You can’t blame them for giving it a go, though. After all, psychiatric conditions are excellent tools for reducing agency in bad behavior, character flaws, nasty temper, hypermasculine aggression and lethal rage. With symptoms such as ‘worrying, overthinking, attention problems, impulsivity, activity issues and inappropriate behaviour’, anxiety disorders and attention deficit disorders (AD/HD) are amongst the best-known kinds. They often go together and overlap. So for Oscar, medicalizing his mistakes by making his violence a matter of the brain rather than the mind, could have served him well.

We won’t know for another month what the Judge made of all this, but that does not mean that the consequences of this failed psychwash attempt, and the media attention it has generated, are limited to Oscar alone. Quite the contrary; those who are likely to be most affected by it, albeit indirectly, got absolutely nothing to do with Oscar or the trial.

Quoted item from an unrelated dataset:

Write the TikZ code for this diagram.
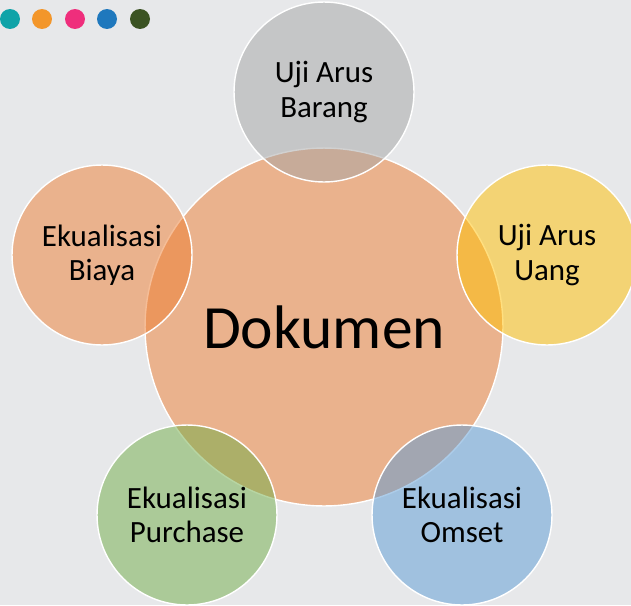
\documentclass[tikz,border=0pt]{standalone}
\usepackage{fontspec}
\setmainfont{Carlito}
\usepackage{tikz}

\definecolor{bgGray}{HTML}{E7E8EA}
\definecolor{accOrange}{HTML}{ED7D31}
\definecolor{accGray}{HTML}{A5A5A5}
\definecolor{accGold}{HTML}{FFC000}
\definecolor{accGreen}{HTML}{70AD47}
\definecolor{accBlue}{HTML}{5B9BD5}
\definecolor{dotTeal}{HTML}{0FA3A8}
\definecolor{dotOrange}{HTML}{F3962A}
\definecolor{dotPink}{HTML}{EF2E7C}
\definecolor{dotBlue}{HTML}{1F78BD}
\definecolor{dotGreen}{HTML}{3B5323}

\tikzset{
  bubble/.style={circle, draw=white, line width=0.8pt, fill opacity=0.5,
    draw opacity=1, text opacity=1, align=center, inner sep=0pt},
  small/.style={bubble, minimum size=3.6cm,
    font=\fontsize{17.6}{19.5}\selectfont},
  dot/.style={circle, inner sep=0pt, minimum size=0.4cm}
}

\begin{document}
\begin{tikzpicture}[x=0.02cm, y=-0.02cm]
\fill[bgGray] (0, 0) rectangle (631, 605);
\useasboundingbox (0, 0) rectangle (631, 605);
% dots in the corner
\node[dot, fill=dotTeal] (d1) at (10, 19) {};
\node[dot, fill=dotOrange] (d2) at (42, 19) {};
\node[dot, fill=dotPink] (d3) at (75, 19) {};
\node[dot, fill=dotBlue] (d4) at (107, 19) {};
\node[dot, fill=dotGreen] (d5) at (140, 19) {};
% centre
\node[bubble, fill=accOrange, minimum size=7.16cm,
  font=\fontsize{35}{40}\selectfont] (dok) at (324, 327) {Dokumen};
% around it
\node[small, fill=accGray] (barang) at (324, 92) {Uji Arus\\Barang};
\node[small, fill=accOrange] (biaya) at (102, 255) {Ekualisasi\\Biaya};
\node[small, fill=accGold] (uang) at (547, 255) {Uji Arus\\Uang};
\node[small, fill=accGreen] (purchase) at (187, 515) {Ekualisasi\\Purchase};
\node[small, fill=accBlue] (omset) at (462, 515) {Ekualisasi\\Omset};
\end{tikzpicture}
\end{document}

Instead, it’s the spectacle’s media attention, and the misperceptions, ignorance and skepticism around mental disorders that it feeds and fuels, that may impact their lives.

Because the way South African media appears to have it, these disorders are most relevant in relation to the white and wealthy, such as medication abusers on wealthy college and high schools in the suburbs. Like Oscar’s case, such reports reinforce the idea that such disorders are nothing more than socio-cultural imports affecting the well to do, designed to either excuse their flaws or drug them with Ritalin. It doesn’t help that the experts, researchers and websites that do take the disorders seriously, seem to insist on illustrating their works with pictures of white boys. This is despite the fact that various studies, such as this one and this one, suggest that AD/HD levels of Black South African children are at least as high as Western children and their anxiety levels often higher.

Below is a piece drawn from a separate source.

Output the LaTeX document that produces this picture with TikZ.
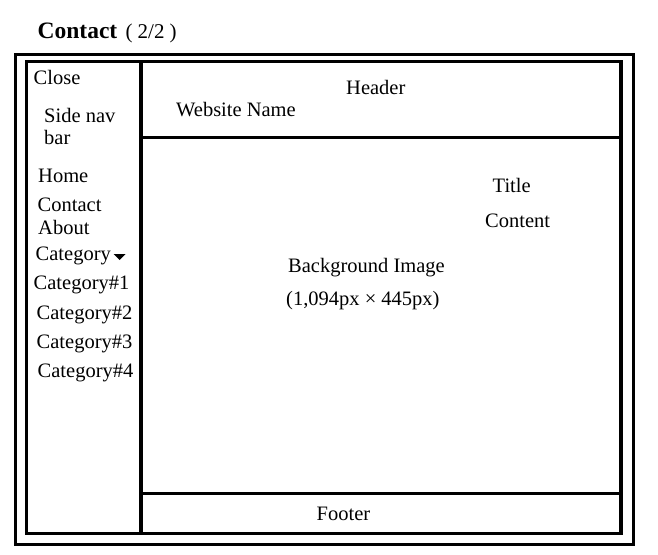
\documentclass[tikz,border=0pt]{standalone}
\usepackage{fontspec}
\setmainfont{Liberation Serif}
\begin{document}
\begin{tikzpicture}[x=1pt,y=1pt,
  frame/.style={draw=black,line width=3.3pt},
  lbl/.style={inner sep=0pt,anchor=base west,font=\fontsize{20.5}{24}\selectfont}]
\useasboundingbox (0,0) rectangle (658,-554);
\fill[white] (0,0) rectangle (658,-554);

% page title
\node[lbl,font=\fontsize{23.5}{27}\bfseries\selectfont] (title) at (37.5,-38.5) {Contact};
\node[lbl,font=\fontsize{21}{25}\selectfont] (page) at (125.5,-38.5) {(\hspace{5pt}2/2\hspace{5pt})};

% outer and inner frames
\draw[frame] (15.5,-54.5) rectangle (633.5,-544.5);
\draw[frame] (26.5,-61.5) rectangle (621,-533.5);
% side bar divider, header and footer rules
\draw[frame] (141,-61.5) -- (141,-533.5);
\draw[frame] (141,-137.5) -- (621,-137.5);
\draw[frame] (141,-493.5) -- (621,-493.5);

% side navigation
\node[lbl] (close) at (33.5,-84) {Close};
\node[lbl] (sidenav) at (44,-122) {Side nav};
\node[lbl] (bar) at (44,-144) {bar};
\node[lbl] (home) at (38,-182.5) {Home};
\node[lbl] (contact) at (37.5,-211) {Contact};
\node[lbl] (about) at (38,-234.5) {About};
\node[lbl] (cat) at (35.5,-260.5) {Category};
\fill (cat.base east) ++(2.5,6.5) coordinate (tri) -- ++(12,0) -- ++(-6,-6) -- cycle;
\node[lbl] (cat1) at (33.5,-289.5) {Category\#1};
\node[lbl] (cat2) at (36.5,-319.5) {Category\#2};
\node[lbl] (cat3) at (36.5,-348.5) {Category\#3};
\node[lbl] (cat4) at (37.5,-377.5) {Category\#4};

% header
\node[lbl] (header) at (346,-94.5) {Header};
\node[lbl] (site) at (176,-116.5) {Website Name};

% main content area
\node[lbl] (ttl) at (492.5,-192.5) {Title};
\node[lbl] (content) at (485,-227.5) {Content};
\node[lbl] (bg) at (288,-272) {Background Image};
\node[lbl] (size) at (286,-305) {(1,094px × 445px)};

% footer
\node[lbl] (footer) at (316.5,-520.5) {Footer};
\end{tikzpicture}
\end{document}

It’s not like overdiagnoses, medication abuse or attempts to medicalize bad behaviorshould not be problematized. Of course they should. But not without acknowledging that the flipside of overdiagnostication is that others, who are actually suffering from these disorders, are being missed. And that the ones who are likely to pay the price for misperceptions and ‘convenience use’ in South Africa are not the middle and upper class Oscars and college buddies, but the black (including coloured) children that make up the bulk of the 5-10% of South African children estimated tosuffer from AD/HD, and struggle with anxiety, whose struggles won’t be understood or recognized. Because teachers’ misperceptions of mental disorders, as this study in the Cape Town area shows, are shaped by the media too.

Biased media reporting won’t advance popular and professional understandings on how psychiatric conditions interact with race, poverty, gender, culture and other sources of stress (which of course affect Black children much more). Diagnostic criteria need to be sensitive to all of these contextual factors too. Finding out who suffers, why, to what effect and what kind of accommodations and types of support they need is important. Especially for those in poor schools.

Overdiagnoses is an issue, that’s right. But underdiagnoses should be taken at least as serious.